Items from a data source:
* * * *

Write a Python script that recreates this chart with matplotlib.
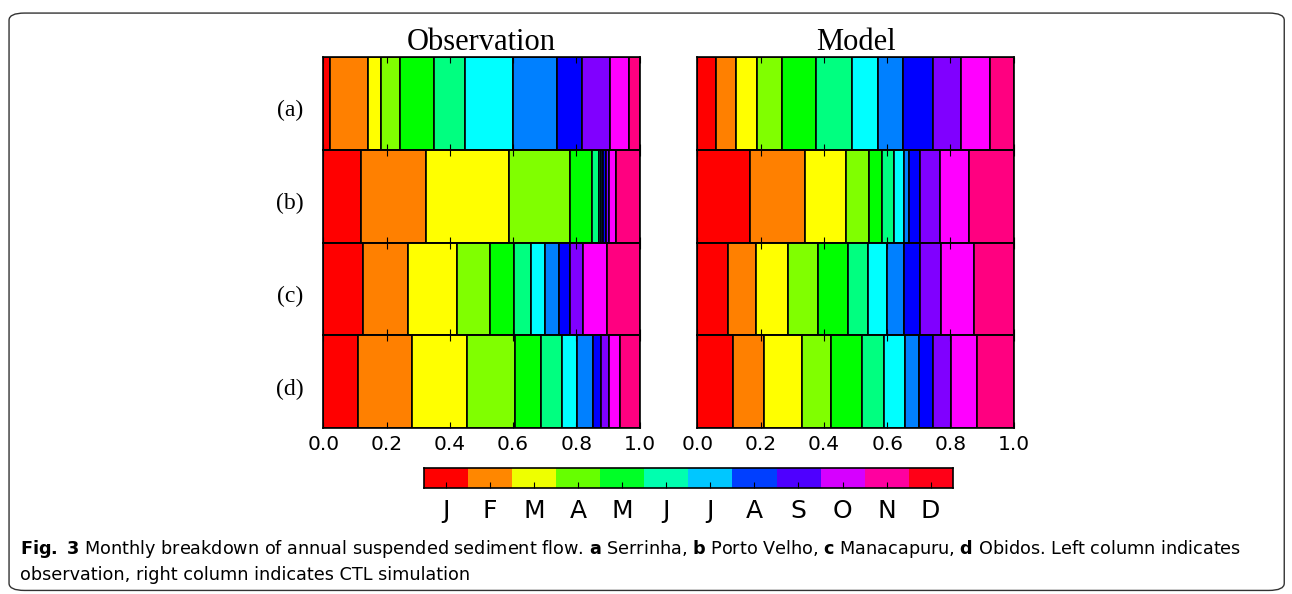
import colorsys
import numpy as np
import matplotlib.pyplot as plt
from matplotlib.colors import ListedColormap
from matplotlib.patches import FancyBboxPatch

# Monthly share of annual suspended sediment flow (J..D)
months = ['J', 'F', 'M', 'A', 'M', 'J', 'J', 'A', 'S', 'O', 'N', 'D']
rows = ['(a)', '(b)', '(c)', '(d)']

obs_a = [0.021, 0.121, 0.042, 0.058, 0.109, 0.098, 0.151, 0.139, 0.080, 0.086, 0.061, 0.034]
obs_b = [0.119, 0.207, 0.261, 0.194, 0.068, 0.023, 0.005, 0.006, 0.010, 0.011, 0.020, 0.076]
obs_c = [0.126, 0.142, 0.155, 0.105, 0.075, 0.053, 0.046, 0.043, 0.034, 0.042, 0.076, 0.103]
obs_d = [0.111, 0.168, 0.176, 0.150, 0.084, 0.066, 0.048, 0.048, 0.028, 0.024, 0.034, 0.063]

mod_a = [0.059, 0.063, 0.068, 0.077, 0.107, 0.114, 0.083, 0.079, 0.095, 0.089, 0.092, 0.074]
mod_b = [0.165, 0.174, 0.130, 0.074, 0.042, 0.037, 0.030, 0.018, 0.035, 0.063, 0.090, 0.142]
mod_c = [0.098, 0.087, 0.103, 0.092, 0.095, 0.066, 0.060, 0.051, 0.051, 0.067, 0.106, 0.124]
mod_d = [0.114, 0.098, 0.118, 0.092, 0.098, 0.069, 0.066, 0.046, 0.044, 0.057, 0.082, 0.116]

columns = {'Observation': [obs_a, obs_b, obs_c, obs_d],
           'Model': [mod_a, mod_b, mod_c, mod_d]}

month_colors = [colorsys.hsv_to_rgb(i / 12, 1, 1) for i in range(12)]

fig = plt.figure(figsize=(12.92, 5.94), dpi=100)

# journal-style rounded frame
fig.patches.append(FancyBboxPatch((0.007, 0.006), 0.987, 0.972, boxstyle='round,pad=0,rounding_size=0.012',
                                  transform=fig.transFigure, fill=False, ec='#333333', lw=1.0))

top, bottom = 0.904, 0.2795
row_h = (top - bottom) / 4
lefts = [0.2502, 0.5397]
width = 0.2449

for c, (title, data) in enumerate(columns.items()):
    for r, shares in enumerate(data):
        ax = fig.add_axes([lefts[c], top - (r + 1) * row_h, width, row_h])
        starts = np.concatenate([[0], np.cumsum(shares)[:-1]])
        ax.barh(0, shares, left=starts, height=1, color=month_colors, edgecolor='black', linewidth=1.2)
        ax.set_xlim(0, 1)
        ax.set_ylim(-0.5, 0.5)
        ax.set_yticks([])
        ax.set_xticks(np.arange(0, 1.01, 0.2))
        ax.tick_params(axis='x', direction='in', top=True, bottom=True, length=4, width=0.8,
                       labelsize=14.5, pad=5, labelbottom=(r == 3))
        if r == 3:
            ax.set_xticklabels(['%.1f' % v for v in np.arange(0, 1.01, 0.2)])
        for s in ax.spines.values():
            s.set_linewidth(1.2)
        if r == 0:
            ax.set_title(title, family='Liberation Serif', fontsize=22, pad=3)
        if c == 0:
            ax.text(-0.105, 0.42, rows[r], transform=ax.transAxes, ha='center', va='center',
                    family='Liberation Serif', fontsize=17)

# month colour bar
cax = fig.add_axes([0.328, 0.1785, 0.4094, 0.0337])
cb_cmap = ListedColormap(plt.cm.hsv(np.linspace(0, 1, 12)))
cax.imshow(np.arange(12)[None, :], cmap=cb_cmap, aspect='auto', extent=(0, 12, 0, 1))
cax.set_xticks(np.arange(12) + 0.5)
cax.set_xticklabels(months)
cax.set_yticks([])
cax.tick_params(axis='x', direction='in', length=4, labelsize=18, pad=8)
for s in cax.spines.values():
    s.set_linewidth(1.2)

# caption
fig.text(0.0155, 0.076, r'$\bf{Fig.\ 3}$ Monthly breakdown of annual suspended sediment flow. '
         r'$\bf{a}$ Serrinha, $\bf{b}$ Porto Velho, $\bf{c}$ Manacapuru, $\bf{d}$ Obidos. Left column indicates',
         fontsize=12.7, va='center')
fig.text(0.0155, 0.032, 'observation, right column indicates CTL simulation',
         fontsize=12.7, va='center')

fig.savefig('out.png', dpi=100)
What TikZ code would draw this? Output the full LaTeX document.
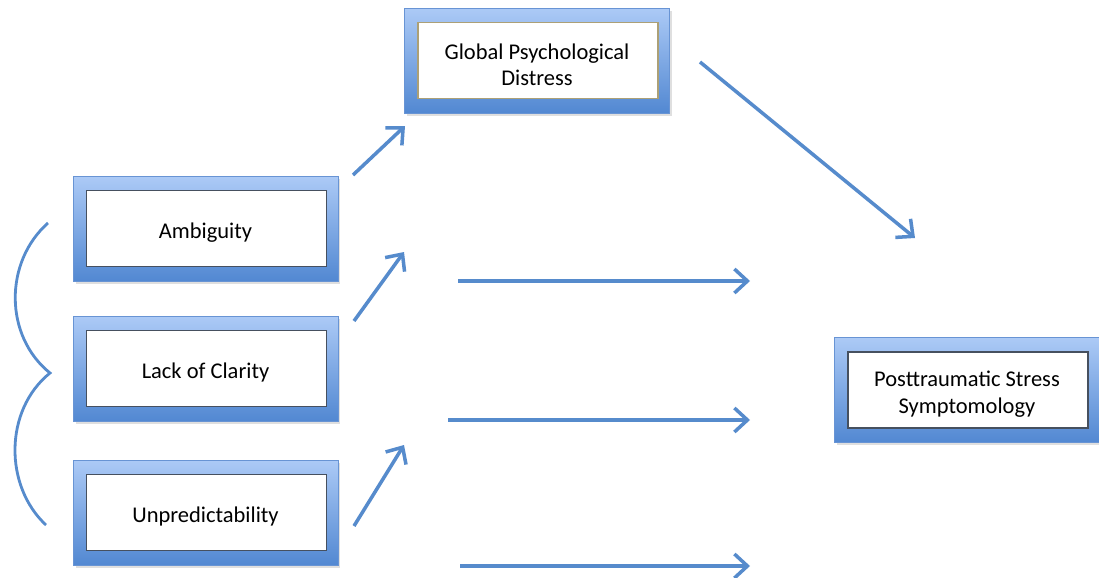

* * * *

**TASK REQUIREMENTS**
From the listing, extract all text exactly as given and drop any picture.

**OUTPUT**
Write a Python script that recreates this chart with matplotlib.
import colorsys
import numpy as np
import matplotlib.pyplot as plt
from matplotlib.colors import ListedColormap
from matplotlib.patches import FancyBboxPatch

# Monthly share of annual suspended sediment flow (J..D)
months = ['J', 'F', 'M', 'A', 'M', 'J', 'J', 'A', 'S', 'O', 'N', 'D']
rows = ['(a)', '(b)', '(c)', '(d)']

obs_a = [0.021, 0.121, 0.042, 0.058, 0.109, 0.098, 0.151, 0.139, 0.080, 0.086, 0.061, 0.034]
obs_b = [0.119, 0.207, 0.261, 0.194, 0.068, 0.023, 0.005, 0.006, 0.010, 0.011, 0.020, 0.076]
obs_c = [0.126, 0.142, 0.155, 0.105, 0.075, 0.053, 0.046, 0.043, 0.034, 0.042, 0.076, 0.103]
obs_d = [0.111, 0.168, 0.176, 0.150, 0.084, 0.066, 0.048, 0.048, 0.028, 0.024, 0.034, 0.063]

mod_a = [0.059, 0.063, 0.068, 0.077, 0.107, 0.114, 0.083, 0.079, 0.095, 0.089, 0.092, 0.074]
mod_b = [0.165, 0.174, 0.130, 0.074, 0.042, 0.037, 0.030, 0.018, 0.035, 0.063, 0.090, 0.142]
mod_c = [0.098, 0.087, 0.103, 0.092, 0.095, 0.066, 0.060, 0.051, 0.051, 0.067, 0.106, 0.124]
mod_d = [0.114, 0.098, 0.118, 0.092, 0.098, 0.069, 0.066, 0.046, 0.044, 0.057, 0.082, 0.116]

columns = {'Observation': [obs_a, obs_b, obs_c, obs_d],
           'Model': [mod_a, mod_b, mod_c, mod_d]}

month_colors = [colorsys.hsv_to_rgb(i / 12, 1, 1) for i in range(12)]

fig = plt.figure(figsize=(12.92, 5.94), dpi=100)

# journal-style rounded frame
fig.patches.append(FancyBboxPatch((0.007, 0.006), 0.987, 0.972, boxstyle='round,pad=0,rounding_size=0.012',
                                  transform=fig.transFigure, fill=False, ec='#333333', lw=1.0))

top, bottom = 0.904, 0.2795
row_h = (top - bottom) / 4
lefts = [0.2502, 0.5397]
width = 0.2449

for c, (title, data) in enumerate(columns.items()):
    for r, shares in enumerate(data):
        ax = fig.add_axes([lefts[c], top - (r + 1) * row_h, width, row_h])
        starts = np.concatenate([[0], np.cumsum(shares)[:-1]])
        ax.barh(0, shares, left=starts, height=1, color=month_colors, edgecolor='black', linewidth=1.2)
        ax.set_xlim(0, 1)
        ax.set_ylim(-0.5, 0.5)
        ax.set_yticks([])
        ax.set_xticks(np.arange(0, 1.01, 0.2))
        ax.tick_params(axis='x', direction='in', top=True, bottom=True, length=4, width=0.8,
                       labelsize=14.5, pad=5, labelbottom=(r == 3))
        if r == 3:
            ax.set_xticklabels(['%.1f' % v for v in np.arange(0, 1.01, 0.2)])
        for s in ax.spines.values():
            s.set_linewidth(1.2)
        if r == 0:
            ax.set_title(title, family='Liberation Serif', fontsize=22, pad=3)
        if c == 0:
            ax.text(-0.105, 0.42, rows[r], transform=ax.transAxes, ha='center', va='center',
                    family='Liberation Serif', fontsize=17)

# month colour bar
cax = fig.add_axes([0.328, 0.1785, 0.4094, 0.0337])
cb_cmap = ListedColormap(plt.cm.hsv(np.linspace(0, 1, 12)))
cax.imshow(np.arange(12)[None, :], cmap=cb_cmap, aspect='auto', extent=(0, 12, 0, 1))
cax.set_xticks(np.arange(12) + 0.5)
cax.set_xticklabels(months)
cax.set_yticks([])
cax.tick_params(axis='x', direction='in', length=4, labelsize=18, pad=8)
for s in cax.spines.values():
    s.set_linewidth(1.2)

# caption
fig.text(0.0155, 0.076, r'$\bf{Fig.\ 3}$ Monthly breakdown of annual suspended sediment flow. '
         r'$\bf{a}$ Serrinha, $\bf{b}$ Porto Velho, $\bf{c}$ Manacapuru, $\bf{d}$ Obidos. Left column indicates',
         fontsize=12.7, va='center')
fig.text(0.0155, 0.032, 'observation, right column indicates CTL simulation',
         fontsize=12.7, va='center')

fig.savefig('out.png', dpi=100)
What TikZ code would draw this? Output the full LaTeX document.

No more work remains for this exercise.